La zona rossa? Silenzi, ombre, desolazione
L’Aquila – GALLERIA DI FOTO DI ‘INABRUZZO.COM’ DEDICATE AL CENTRO E ALLA SUA INCANCELLABILE MALINCONIA – (di G.Col.) – La zona rossa, cinque anni e un mese dopo. Solo camminandoci, inoltrandosi nei vicoli, nelle strade un tempo intasate di auto in sosta selvaggia permanente in barba alle isole pedonali, ci si rende conto del disastro che nonostante decine e decine di gru e cantieri, ferisce sempre profondamente. La vegetazione si sta riappropriando dell’abitato, l’uomo se n’è andato: è presente solo con elmetti bianchi e gialli, tute da operaio, macchine movimento terra, cigolii di svettanti di mostri d’acciaio che spostano cemento, ferro, acqua. Da cinque anni, la morte è padrona, “sotto” e anche “bevo quando me tè sete”, i rituali vagamente crudeli del (dimenticato?) gioco della passatella.

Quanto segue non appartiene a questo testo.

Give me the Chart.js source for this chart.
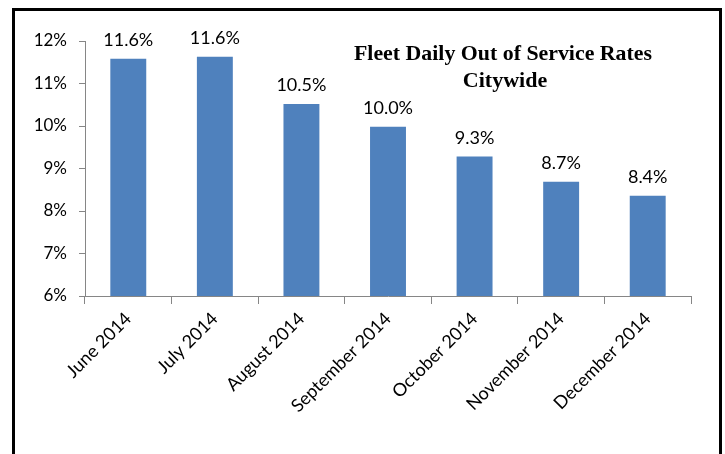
<!DOCTYPE html>
<html>
<head>
  <title>Fleet Daily Out of Service Rates</title>
  <script src="https://cdn.jsdelivr.net/npm/chart.js"></script>
  <style>
    body { margin: 0; background: #fff; }
    #wrap { position: relative; width: 725px; height: 454px; overflow: hidden; }
    #frame { position: absolute; left: 12px; top: 8px; width: 704px; height: 500px; border: 3px solid #000; pointer-events: none; }
  </style>
  <script>
    const months = ['June 2014', 'July 2014', 'August 2014', 'September 2014', 'October 2014', 'November 2014', 'December 2014'];
    const outOfService = [11.58, 11.63, 10.52, 9.98, 9.28, 8.69, 8.36];
    const yTicks = [6, 7, 8, 9, 10, 11, 12];
    const titleLines = ['Fleet Daily Out of Service Rates', 'Citywide'];

    // draws the value above each bar
    const barLabels = {
      id: 'barLabels',
      afterDatasetsDraw(chart) {
        const ctx = chart.ctx;
        const meta = chart.getDatasetMeta(0);
        ctx.save();
        ctx.font = '18px Lato';
        ctx.fillStyle = '#000';
        ctx.textAlign = 'center';
        ctx.textBaseline = 'alphabetic';
        meta.data.forEach((bar, i) => {
          ctx.fillText(outOfService[i].toFixed(1) + '%', bar.x, bar.y - 13);
        });
        ctx.restore();
      }
    };

    const chartTitle = {
      id: 'chartTitle',
      afterDraw(chart) {
        const ctx = chart.ctx;
        ctx.save();
        ctx.font = 'bold 22px "Liberation Serif"';
        ctx.fillStyle = '#000';
        ctx.textAlign = 'center';
        ctx.fillText(titleLines[0], 503, 60, 298);
        ctx.fillText(titleLines[1], 505, 87, 298);
        ctx.restore();
      }
    };

    window.onload = function() {
      const ctx = document.getElementById('myChart').getContext('2d');
      new Chart(ctx, {
        type: 'bar',
        data: {
          labels: months,
          datasets: [{
            data: outOfService,
            backgroundColor: '#4f81bd',
            borderWidth: 0,
            barPercentage: 0.415,
            categoryPercentage: 1
          }]
        },
        options: {
          responsive: false,
          animation: false,
          layout: { padding: { top: 41, right: 34, left: 0, bottom: 0 } },
          plugins: {
            legend: { display: false },
            tooltip: { enabled: false }
          },
          scales: {
            x: {
              offset: true,
              grid: { offset: true, drawOnChartArea: false, color: '#868686', tickLength: 8 },
              border: { color: '#868686', width: 1 },
              ticks: {
                color: '#000',
                font: { family: 'Lato', size: 18 },
                minRotation: 45,
                maxRotation: 45,
                autoSkip: false,
                padding: 4
              },
              afterFit(scale) { scale.height = 158; }
            },
            y: {
              min: 6,
              max: 12,
              afterBuildTicks(scale) { scale.ticks = yTicks.map(v => ({ value: v })); },
              grid: { drawOnChartArea: false, color: '#868686', tickLength: 6 },
              border: { color: '#868686', width: 1 },
              ticks: {
                color: '#000',
                font: { family: 'Lato', size: 17 },
                padding: 12,
                callback: v => v + '%'
              },
              afterFit(scale) { scale.width = 85; }
            }
          }
        },
        plugins: [barLabels, chartTitle]
      });
    };
  </script>
</head>
<body>
<div id="wrap">
  <canvas id="myChart" width="725" height="454"></canvas>
  <div id="frame"></div>
</div>
</body>
</html>
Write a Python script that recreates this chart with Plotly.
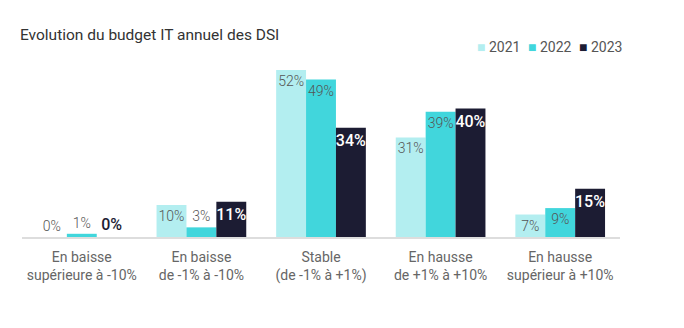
import plotly.graph_objects as go

categories = ["En baisse<br>supérieure à -10%", "En baisse<br>de -1% à -10%", "Stable<br>(de -1% à +1%)",
              "En hausse<br>de +1% à +10%", "En hausse<br>supérieur à +10%"]
years = ["2021", "2022", "2023"]
v2021 = [0, 10, 52, 31, 7]
v2022 = [1, 3, 49, 39, 9]
v2023 = [0, 11, 34, 40, 15]
colors = ["#b3eef0", "#41d6dc", "#1c1c33"]
title = "Evolution du budget IT annuel des DSI"

FONT = "Roboto"
fig = go.Figure()
for i, (yr, vals, col) in enumerate(zip(years, [v2021, v2022, v2023], colors)):
    pos = ["outside" if v < 5 else "inside" for v in vals]
    if i == 2:
        tcol = ["#1c1c33" if v < 5 else "white" for v in vals]
        tf = dict(family=FONT, size=16, color=tcol, weight=500)
    else:
        tf = dict(family=FONT, size=14, color="#555555", weight=300)
    fig.add_trace(go.Bar(
        name=yr, x=categories, y=vals, marker=dict(color=col, line=dict(width=0)),
        text=[f"{v}%" for v in vals], textposition=pos, insidetextanchor="end",
        textangle=0, constraintext="none",
        textfont=tf, cliponaxis=False, showlegend=False,
    ))

# legend drawn as annotations
leg_x = [475, 526, 577]
for yr, col, lx in zip(years, colors, leg_x):
    fig.add_annotation(xref="paper", yref="paper", x=(lx - 22) / 598, y=(237 - 47) / 177,
                       xanchor="left", yanchor="middle",
                       text=f"<span style='color:{col}'>■</span> {yr}", showarrow=False,
                       font=dict(family=FONT, size=14, color="#555555"))

fig.update_layout(
    width=684, height=328,
    margin=dict(l=22, r=64, t=60, b=91),
    paper_bgcolor="white", plot_bgcolor="white",
    barmode="group", bargap=0.25, bargroupgap=0,
    title=dict(text=title, x=20/684, xref="container", xanchor="left",
               y=1 - 35/328, yref="container", yanchor="middle",
               font=dict(family=FONT, size=15.5, color="#333333")),
    font=dict(family=FONT),
    xaxis=dict(showline=True, linecolor="#dddddd", linewidth=2, ticks="", showgrid=False,
               ticklabelstandoff=6,
               tickfont=dict(family=FONT, size=14, color="#666666")),
    yaxis=dict(visible=False, range=[0, 55.1], showgrid=False, zeroline=False),
)
fig.write_html("out.html")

Lasciamo parlare la fotocamera. Parole, commenti, rievocazioni, piagnistei: sarebbero solo retorica. L’Aquila, zona rossa, era ed è triturata, frantumata, sbriciolata. Sta rinascendo qua e là . Rinascerà , forse, domani. Con fatica, lentezza, tanto tempo e soldi. Oggi annega silenziosa in una invincibile malinconia, nella quale si inzuppano talvolta cocenti ricordi, visi di persone, momenti di vita, incontri sbiaditi, porte varcate chi sa quando e chi sa perché. Una perdita sono, ad esempio, i soffitti istoriati e decorati nei saloni di alcuni palazzi, che si vedevano dalla strada. I palazzi sono muti, vuoti, inchiodati al ferro e al legno, abitati da ombre dissolte. Quel lusso barocco, quest’ostentazione di benessere e di ori zecchini, velluti e arazzi, cristalli e tendaggi, è finita in polvere in una democratica, selvaggia potatura. Oggi tutto è rotto allo stesso modo, il male è venuto, cieco e feroce, accompagnato da cupi boati emersi dal cuore malato della terra.